Thanks for the comments, Erik, Joseph, and GLI.
Re Burton's work since Ed Wood - I also found Big Fish to be cloying and overly sentimental - same father and son issues as Charlie, except the father and son pair played by Albert Finney and Billy Crudup weren't nearly as interesting and compelling as Lee and Depp in Charlie. Which just goes to show what I was saying before - that what's important isn't the idea so much as how it is realized.
Burton's Planet of the Apes remake was nearly a total disaster - except for some of the Ape City sequences. Significantly, one of the sequences in Apes that did work was a scene between Charlton Heston and Tim Roth - both in ape makeup - as a father and son.
You're right, Joseph, about Burton's irrepresible sympathy for the sociopathic. That's one of the reasons why Sweeney Todd is good, and why Mars Attacks! - my favorite of the post-Ed Wood Burtons - is even better.
Aak! Aak!
Sorry, I didn't mean to flame you in my first post.
What you say about the children's version of Hell is quite appropriate, certainly. In the original film the point was made better, I feel, in that Charlie was definitely tempted (by Fizzy Lifting Drinks) but repented and made amends (by giving back his Gobstopper rather than hand it over to Slugworth) and was forgiven. He wasn't such an insufferably goody, in other words, but more like an actual kid.

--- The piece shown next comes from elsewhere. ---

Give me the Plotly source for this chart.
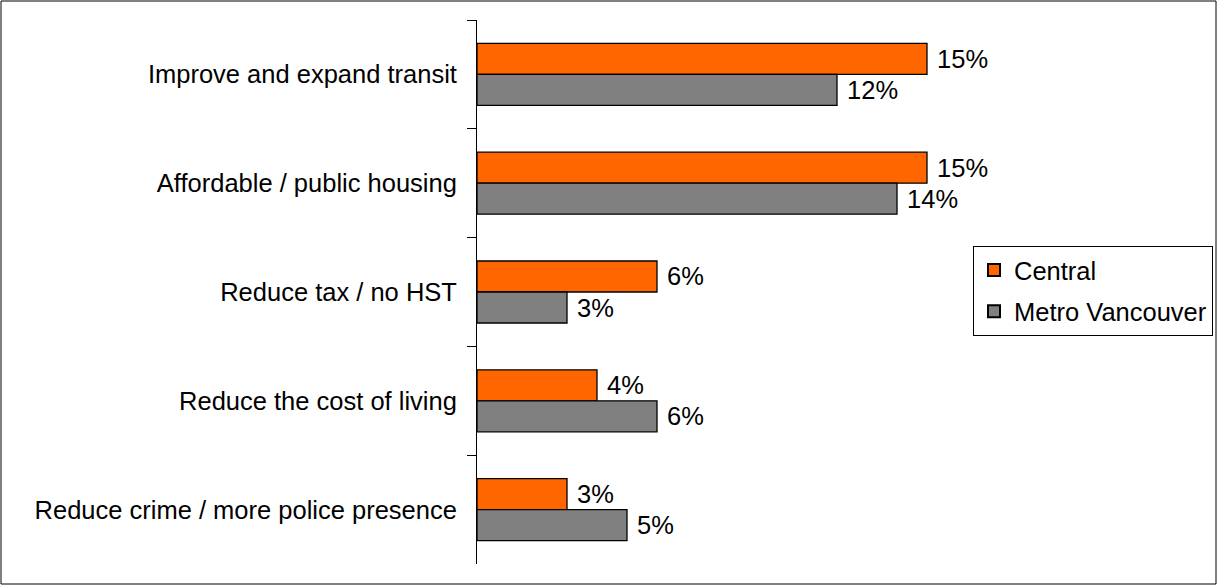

You know, the original film re-worked the material to fit a "daddy issues" theme that worked better, IMO. Namely, the character of Charlie's dad was left out of the film, thus to strengthen the bond between Wonka and Charlie.
I need to watch this movie again, perhaps my opinion will change. But it was extremely disheartening to me that Burton couldn't let Wonka be the sui generis madman/magician he was supposed to be. Burton couldn't believe in Wonka, couldn't just let him BE...Burton needed to pathologize, deconstruct and explain him away, and thus rob him of his allure. Cynical and sad.
No need to apologize, Seeing I. Your comments were and are thought-provoking, and resulted in the post above.